New Zealander Duncan Robert Rait, 36, died on Friday after
slipping on ice, falling down a gully and over a bluff.
Mr Rait, who was living in Melbourne, was with a party of ski
mountaineers who were flown by helicopter to a spot near the
Tasman Saddle Hutt on the Tasman Glacier on Friday morning.
He had been planning a four-day ski tour of the area with his
brother and was alive when rescuers reached him.
Police said efforts to rescue the experienced alpinist were
hampered by bad weather conditions on Friday.
"The rescue team were dropped at the hut and then descended
from there to the location of the injured man as the
helicopter became grounded due to poor weather."
Rescuers carried Mr Rait for two hours before reaching the
helicopter. He was pronounced dead by paramedics on arrival
at Mt Cook Village.
Police said the spot Mr Rait fell from was only a few hundred
metres away from the Tasman Saddle Hutt.
Englishman Robert Buckley, 31, has been identified as the
second climber who died in the Aoraki Mt Cook National Park.
Mr Buckley, who was living in Christchurch, was with three
other young men who had attempted to climb the Sefton Bivvy
from Mt Cook Village on Saturday.
The party appeared to be "insufficiently" equipped and
inexperienced for the climb they had chosen," police said.

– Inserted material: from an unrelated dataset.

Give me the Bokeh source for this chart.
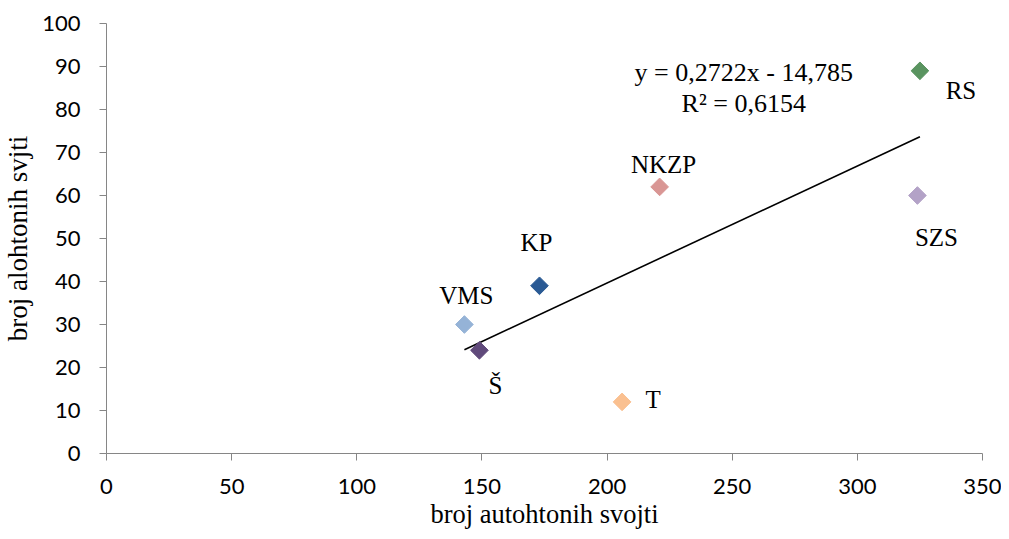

"They had hired some climbing equipment early that day and
had managed to get within 80 meters of the bivvy. At this
stage ... one of the party has slipped on the ice and has
fallen some 700 metres to his death."
The other men alerted emergency services but were unable to
move from their location.
When a helicopter and rescue team reached the party, they
were not able to rescue the men and recover the body because
it was getting dark.
As a result, the survivors spent Saturday night where they
were and were picked up at first light.
Mr Buckley's body was recovered later in the day.